WIndsor is very nice, it has OKish rail links to London and has several children friendly attractions close by (Legoland for example).

As somebody mentioned you want to make sure you are in the right area (to say something is "too Asian" is just stupid, you want a place where you feel safe, irrespective of the ethnicity of the people around you, I have lived in several places in the UK and what mattered more to me was the socio-economic level of the community I was moving to, the ethnicity was frankly of no interest to me, and I think time proved my correct in this matter since you could choose a very "unasian" neighbourhood that is plagued by social problems ).


----------



## Suki (Jan 23, 2008)

4kids4us said:


> We are moving this summer to the Windsor area (for 2 years) with 4 kids ages 2-10. Can anyone recommend a good location to live?
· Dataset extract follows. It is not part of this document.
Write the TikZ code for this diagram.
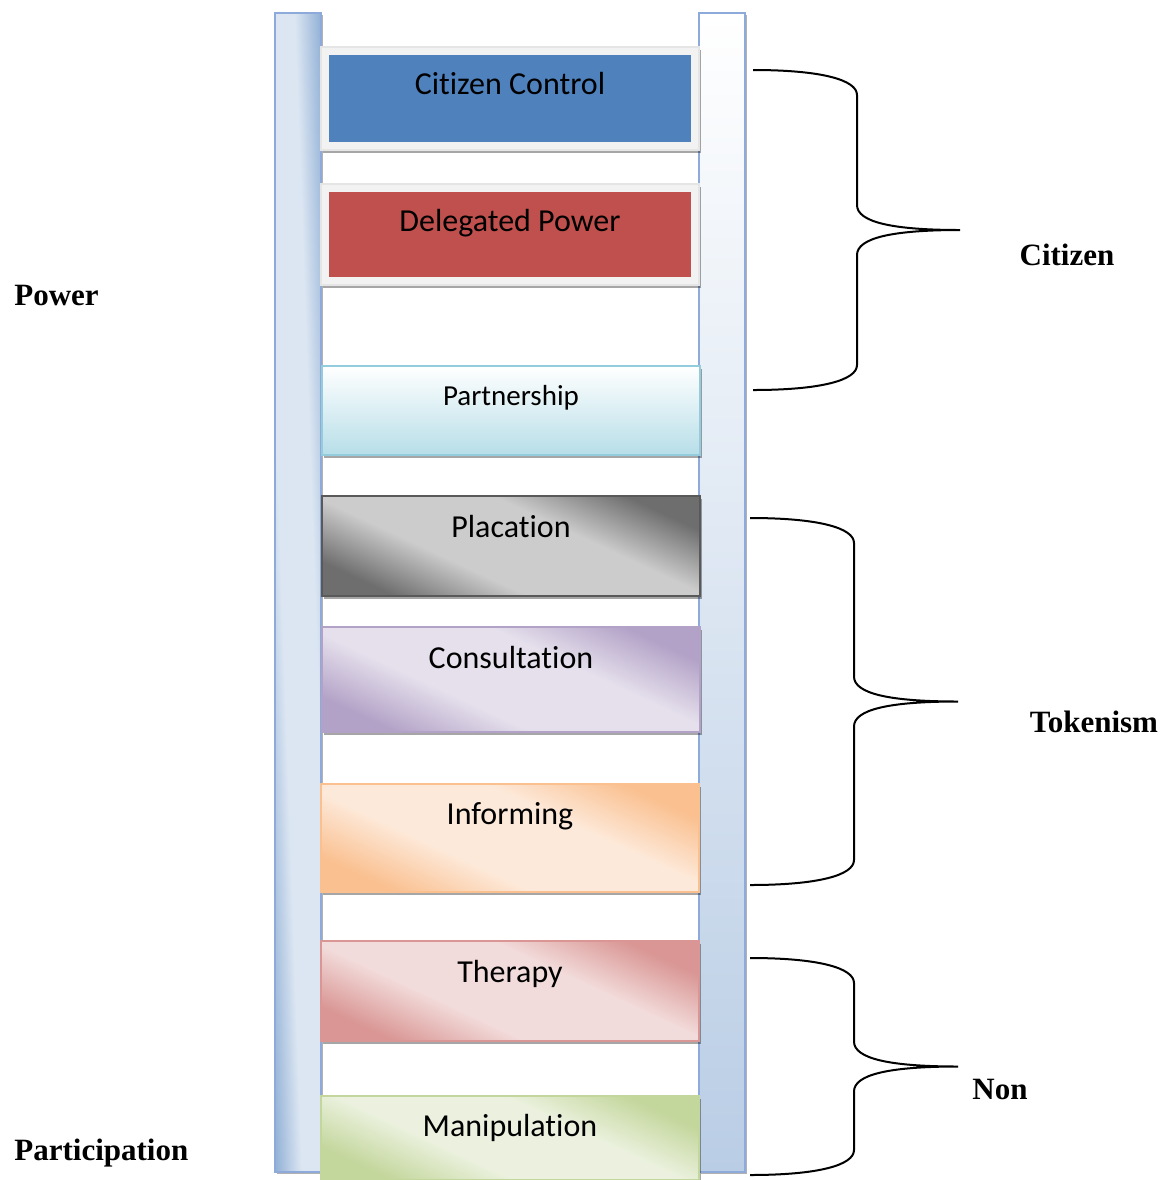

Is a car necessary? If so- what do people with more than 3 kids drive over there? (I have a giant SUV in the US- gas guzzler!) Are some areas better than others for schools or raising kids? ANY advice would be so helpful. Do people there walk to the grocery store and carry things home or is a car better for that? Is there an IKEA or Costco near Windsor? Thanks!


Windsor is a lovely town, however when there is an easterly wind flights into Heathrow fly directly overhead, quite low, every 90 seconds from 6am until 12pm - on average about 2 times per week. And although you get used to it the noise is really quite dreadful. If it is possible I would suggest you look for a home either to the south-west of Windsor to avoid the landing path or north of Slough as there the planes are high enough not to be too much of a bother.


----------



## EP GAZZ (Aug 26, 2008)

Windsor is nice you would not be the only one with an Escalade but there are not many Guzzlers and ith traffic on M25 and M3 etc nearby you will not want one.

Although I am from South Coast originally I worked in this area for a few years and the comments are correct on location, Slough is nearby and a dump frankly.
Windsor is very nice as are some of the other nearby areas.

Schooling depends you are well sitauted for Eton
However if you want state schools you should contact local education authority which will be Berkshire and they will point you in right direction for education depending on your kids grade.Remember the system is different and we start school earlier in UK in the year you are 5 and that is not K or pre k it is school.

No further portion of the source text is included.